Samia Adam

Personal information
- Full name: Samia Ahmed Mohammed Adam
- Date of birth: 19 April 1996 (age 29)
- Place of birth: Palo Alto, California, U.S.
- Height: 1.80 m (5 ft 11 in)
- Position(s): Midfielder; defender;

Team information
- Current team: Napoli

Youth career
- 2010-2014: Santa Clara Bruins
- 2007-2014: DeAnza Force

College career
- Years: Team / Apps / (Gls)
- 2014–2018: Pacific Tigers / 53 / (3)

Senior career*
- Years: Team / Apps / (Gls)
- 2021: El Gouna
- 2021–2022: Galatasaray / 17 / (4)
- 2022–23: Napoli / 19 / (5)
- 2023–: FC Dornbirn / 6 / (0)

International career^{‡}
- 2016–: Egypt / 8 / (1)

= Samia Adam =

Egyptian footballer (born 1996)

Samia Ahmed Mohammed Adam (سامية احمد محمد ادم; born 19 April 1996) is an Egyptian footballer who plays as a midfielder for FC Dornbirn and the Egypt women's national team.

==Early life==
Adam was born in Palo Alto, California and raised in Santa Clara, California.

==High school and college career==
Adam has attended the Santa Clara High School in her hometown and the University of the Pacific in Stockton, California.

==Club career==
Adam has played for the teams El Gouna and Kafr Saad in Egypt. She later joined Galatasaray, becoming the first Egyptian to play professionally in the Turkish Women's Football Super League. She also served as captain. She was the top scorer for her team in the Turkish Women's League for the 2021-22 season with six goals in nine matches.
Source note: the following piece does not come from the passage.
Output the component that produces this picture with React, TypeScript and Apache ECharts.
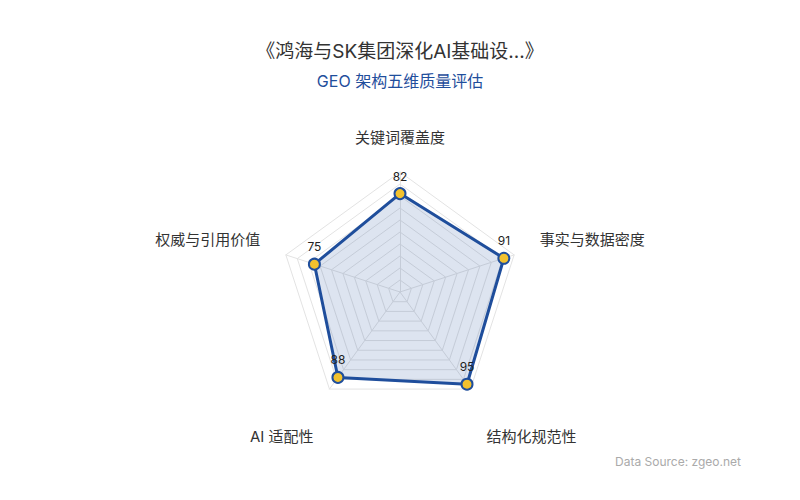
import { useEffect, useRef } from "react";
import * as echarts from "echarts";

// radar indicators run counter-clockwise from the top
const indicatorNames = ["关键词覆盖度", "权威与引用价值", "AI 适配性", "结构化规范性", "事实与数据密度"];
const indicatorMax = [100, 100, 100, 100, 100];
const scores = [82, 75, 88, 95, 91];

const titleText = "《鸿海与SK集团深化AI基础设...》";
const subTitleText = "GEO 架构五维质量评估";
const sourceText = "Data Source: zgeo.net";

const FONT = "Inter, 'Noto Sans CJK SC', sans-serif";

export default function App() {
  const chartRef = useRef<HTMLDivElement>(null);

  useEffect(() => {
    document.body.style.margin = "0";
    if (!chartRef.current) return;
    const chart = echarts.init(chartRef.current, undefined, { renderer: "svg" });

    const nameStyle = { color: "#333", fontSize: 15, fontFamily: FONT };

    const option = {
      animation: false,
      textStyle: { fontFamily: FONT },
      title: {
        text: titleText,
        subtext: subTitleText,
        left: "center",
        top: 37,
        itemGap: 12,
        textStyle: { fontSize: 19, fontWeight: "normal", color: "#333", fontFamily: FONT },
        subtextStyle: { fontSize: 16, color: "#1f4e9c", fontFamily: FONT },
      },
      radar: {
        center: [400, 292],
        radius: 120,
        startAngle: 90,
        splitNumber: 10,
        nameGap: 27,
        indicator: indicatorNames.map((name, i) => ({ name, max: indicatorMax[i] })),
        axisName: {
          ...nameStyle,
          formatter: (name: string) => {
            const i = indicatorNames.indexOf(name);
            if (i === 0) return `{t|${name}}`;
            if (i === 2 || i === 3) return `{b|${name}}`;
            return `{s|${name}}`;
          },
          rich: {
            t: { ...nameStyle },
            s: { ...nameStyle, padding: [0, 0, 15, 0] },
            b: { ...nameStyle, padding: [52, 0, 0, 0] },
          },
        },
        axisLine: { lineStyle: { color: "#e3e3e3" } },
        splitLine: { lineStyle: { color: "#e3e3e3" } },
        splitArea: { show: false },
      },
      series: [
        {
          type: "radar",
          symbol: "circle",
          symbolSize: 11,
          data: [
            {
              value: scores,
              name: "GEO",
              label: {
                show: true,
                position: "top",
                distance: 5,
                color: "#222",
                fontSize: 12,
                fontFamily: FONT,
              },
            },
          ],
          itemStyle: { color: "#f2c12e", borderColor: "#1f4e9c", borderWidth: 2 },
          lineStyle: { color: "#1f4e9c", width: 3 },
          areaStyle: { color: "rgba(31, 78, 156, 0.22)" },
        },
      ],
      graphic: [
        {
          type: "text",
          right: 59,
          top: 455,
          style: { text: sourceText, fill: "#aaa", fontSize: 12, fontFamily: FONT },
        },
      ],
    };

    chart.setOption(option);

    return () => {
      chart.dispose();
    };
  }, []);

  return <div ref={chartRef} style={{ width: 800, height: 500 }} />;
}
After her contract with Galatasaray ended, she joined the Italian Serie B club Napoli in September 2022, making her the first Egyptian to play in Italy. Napoli achieved promotion to Serie A at the end of the 2022-23 season.

In 2023, Adam moved to FC Dornbirn Ladies in the ÖFB Frauen Bundesliga.

==International career==
Adam capped for Egypt at senior level during the 2016 Africa Women Cup of Nations. She appeared in the 2021 Arab Women's Cup. She played in two 2022 friendlies against Jordan. She was called up for 2024 Women's Africa Cup of Nations qualifiers against South Sudan. She scored the opening goal in both legs of Egypt's 8-0 aggregate victory.